Palizzi, borgo antichissimo, custodito gelosamente come la più pregiata delle pietre preziose osserva il mare jonio dall’alto di un’imponente rocca. Simbolo di un passato importante il castello di origini medievali che, come recita un’iscrizione posta all’ingresso, risultava già “cadente per vecchiaia” nel 1580. L’arrivo è un viaggio tra la natura selvaggia tipica di questi luoghi. Si percorre la strada che costeggia a tratti l’omonima fiumara accompagnati da vigneti secolari dalla cui uva viene prodotto un vino unico IGT “Palizzi”. Un vino “nero” denso di colori e profumi inebrianti. I vigneti, poi sono protetti dalle cosiddette armacère; termine che deriva dal greco αρμακία (armakìa) e dal greco antico αιμασιά (aimasià), appunto muro a secco. E poi all’improvviso, appena dietro una curva, appare in tutta la sua maestosità, un paesaggio quasi fiabesco.

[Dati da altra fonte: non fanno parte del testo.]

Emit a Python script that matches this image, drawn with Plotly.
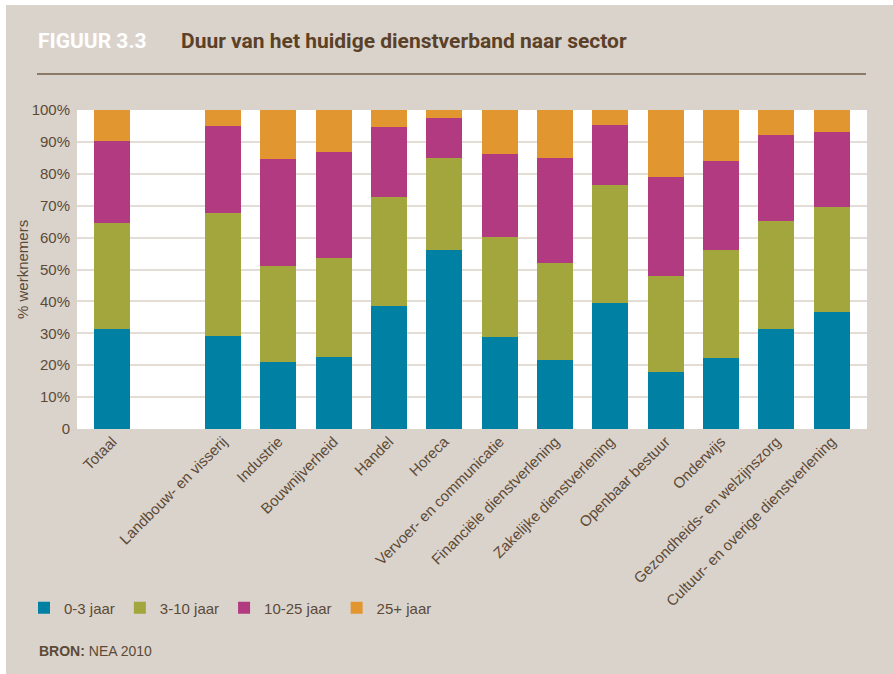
import plotly.graph_objects as go

# sectors (blank slot after Totaal, as in the source figure)
sectors = ["Totaal", " ", "Landbouw- en visserij", "Industrie", "Bouwnijverheid", "Handel",
           "Horeca", "Vervoer- en communicatie", "Financiële dienstverlening",
           "Zakelijke dienstverlening", "Openbaar bestuur", "Onderwijs",
           "Gezondheids- en welzijnszorg", "Cultuur- en overige dienstverlening"]

jaar_0_3 = [31.3, None, 29.2, 21.0, 22.6, 38.6, 56.1, 28.8, 21.6, 39.5, 17.9, 22.3, 31.3, 36.7]
jaar_3_10 = [33.3, None, 38.5, 30.1, 31.0, 34.1, 28.9, 31.4, 30.4, 37.0, 30.1, 33.8, 33.9, 32.9]
jaar_10_25 = [25.7, None, 27.3, 33.5, 33.2, 22.0, 12.5, 26.0, 33.0, 18.8, 31.0, 27.9, 27.0, 23.5]
jaar_25_plus = [9.7, None, 5.0, 15.4, 13.2, 5.3, 2.5, 13.8, 15.0, 4.7, 21.0, 16.0, 7.8, 6.9]

series = [("0-3 jaar", jaar_0_3, "#0081A4"),
          ("3-10 jaar", jaar_3_10, "#A3A53D"),
          ("10-25 jaar", jaar_10_25, "#B23A80"),
          ("25+ jaar", jaar_25_plus, "#E2962F")]

y_ticks = [0, 10, 20, 30, 40, 50, 60, 70, 80, 90, 100]
y_ticktext = ["0", "10%", "20%", "30%", "40%", "50%", "60%", "70%", "80%", "90%", "100%"]

W, H = 893, 674
L, R, T, B = 77, 867, 110, 429
BG = "#DAD3CC"
TXT = "#5C4A36"
FONT = "Liberation Sans, Arial, sans-serif"
HEAD = "Roboto, Liberation Sans, sans-serif"


def px(x):
    return (x - L) / (R - L)


def py(y):
    return (B - y) / (B - T)


fig = go.Figure()
for name, vals, col in series:
    fig.add_trace(go.Bar(x=sectors, y=vals, name=name, marker=dict(color=col, line=dict(width=0)),
                         width=0.65))

fig.update_layout(
    width=W, height=H,
    barmode="stack",
    paper_bgcolor="white",
    plot_bgcolor="white",
    margin=dict(l=L, r=W - R, t=T, b=H - B, pad=0),
    font=dict(family=FONT, color=TXT, size=14),
    legend=dict(orientation="h", x=px(24), y=py(608), xanchor="left", yanchor="middle",
                font=dict(size=15, color=TXT), bgcolor="rgba(0,0,0,0)",
                itemwidth=30, traceorder="normal"),
    xaxis=dict(type="category", categoryorder="array", categoryarray=sectors,
               range=[-0.64, 13.64], tickangle=-45, showgrid=False, ticks="",
               showline=False, tickfont=dict(size=15, color=TXT)),
    yaxis=dict(range=[0, 100], tickvals=y_ticks, ticktext=y_ticktext,
               showgrid=True, gridcolor="#E3DDD6", gridwidth=2, zeroline=False,
               tickfont=dict(size=15, color=TXT), ticks="", ticklabelstandoff=6),
    bargap=0.35,
)

shapes = [
    # beige panel behind everything
    dict(type="rect", xref="paper", yref="paper", x0=px(6), x1=px(W + 5), y0=py(5), y1=py(H + 5),
         fillcolor=BG, line=dict(width=0), layer="below"),
    # white plot area
    dict(type="rect", xref="paper", yref="paper", x0=0, x1=1, y0=0, y1=1,
         fillcolor="white", line=dict(width=0), layer="below"),
    # rule under the heading
    dict(type="line", xref="paper", yref="paper", x0=px(37), x1=px(866), y0=py(74), y1=py(74),
         line=dict(color="#8B7A66", width=2)),
]
fig.update_layout(shapes=shapes)

fig.add_annotation(text="<b>FIGUUR 3.3</b>", xref="paper", yref="paper", x=px(36), y=py(41),
                   xanchor="left", yanchor="middle", showarrow=False,
                   font=dict(family=HEAD, size=21, color="white"))
fig.add_annotation(text="<b>Duur van het huidige dienstverband naar sector</b>", xref="paper",
                   yref="paper", x=px(179), y=py(41), xanchor="left", yanchor="middle",
                   showarrow=False, font=dict(family=HEAD, size=21, color="#5A4128"))
fig.add_annotation(text="% werknemers", xref="paper", yref="paper", x=px(22), y=py(270),
                   xanchor="center", yanchor="middle", textangle=-90, showarrow=False,
                   font=dict(family=FONT, size=15, color=TXT))
fig.add_annotation(text="<b>BRON:</b> NEA 2010", xref="paper", yref="paper", x=px(37), y=py(651),
                   xanchor="left", yanchor="middle", showarrow=False,
                   font=dict(family=FONT, size=14, color=TXT))

fig.write_html("out.html", config={"displayModeBar": False},
               post_script="document.body.style.margin='0';")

L’esperto di questa minoranza linguistica, Francesco Marcianò, ci ha rilasciato, oltre a fornirci interessanti schede, alcune importanti riflessioni “Nelle tante passeggiate in paese, nei colloqui con amici, parenti e anziani ho trovato ciò che qui come negli altri paesi ellenofoni sembra sempre sfuggente, nascosto come a proteggersi ancora dopo tanto tempo. Ho trovato l’anima che muove la vita del paese, gli usi, le tradizioni, la cucina, la lingua. Insomma, la grecità del borgo di Palizzi.” Ricordiamo che il borgo è incluso tra i comuni del territorio denominato “Area Grecanica”; zona che conserva gli ultimi parlanti della minoranza linguistica ellenofona di Reggio Calabria. Ovviamente il lessico arriva a coprire anche termini che si utilizzano in cucina come sècria, tigàni, nacàtuli e nella mia più recente conversazione con Emanuele Maisano, ristoratore a Palizzi e
promotore della cucina tradizionale del luogo ci siamo trovati a ragionare sui termini più antichi. “L’aspetto che voglio approfondire – continua – riguarda la lingua. Tantissimi termini antichi di chiara etimologia greca che sono rimasti nel dialetto locale. Pietrificati nella parlata comune, aggrappati come il borgo alla rocca in quelle espressioni idiomatiche che sono la storia di un popolo.”
“Vediamo un po’ di esempi di questa grecità, prendendo spunto dalla raccolta di termini dialettali di Salvatore Iacopino, originario del luogo che sta portando avanti un progetto che mira a stilare un “Dizionario Dialettale Palizzitanu”. Supportato, inoltre, da chiunque voglia partecipare e che sia pronto a scavare nei propri ricordi cercando quel termine forse ormai in disuso che torna alla mente come un bagliore improvviso. Intanto il nome del paese, di etimologia incerta presenta almeno due interpretazioni e cioè da polìtsion come diminuitivo di πόλις (pòlis) = “città” o da polìscin dal greco πόλις (pòlis) =”città e σκιά (skià) = “ombra”.
Il termine più importante, che caratterizza proprio quello che è stato definito il “Paese del Vino” “è catòju. Il luogo dove sono riposte le botti, un piano interrato o seminterrato. La parola deriva da κατά (katà) = ”sotto” + γαίος (ghèos) = ”terra”, indica quindi un luogo che sta sotto l’abitazione o comunque più in basso proprio come i tanti catòji in paese. Il dialetto è ricco di termini e sfumature. Parole che con il tempo si sono trasformate ma che non possono nascondere la loro origine, tra questi troviamo tanti termini riferiti agli animali”. Insomma, Palizzi, come tutti i borghi custoditi nell’area grecanica, merita di essere valorizzato, curato anche e soprattutto come attrattore turistico unico che sembra cristallizzato nel tempo.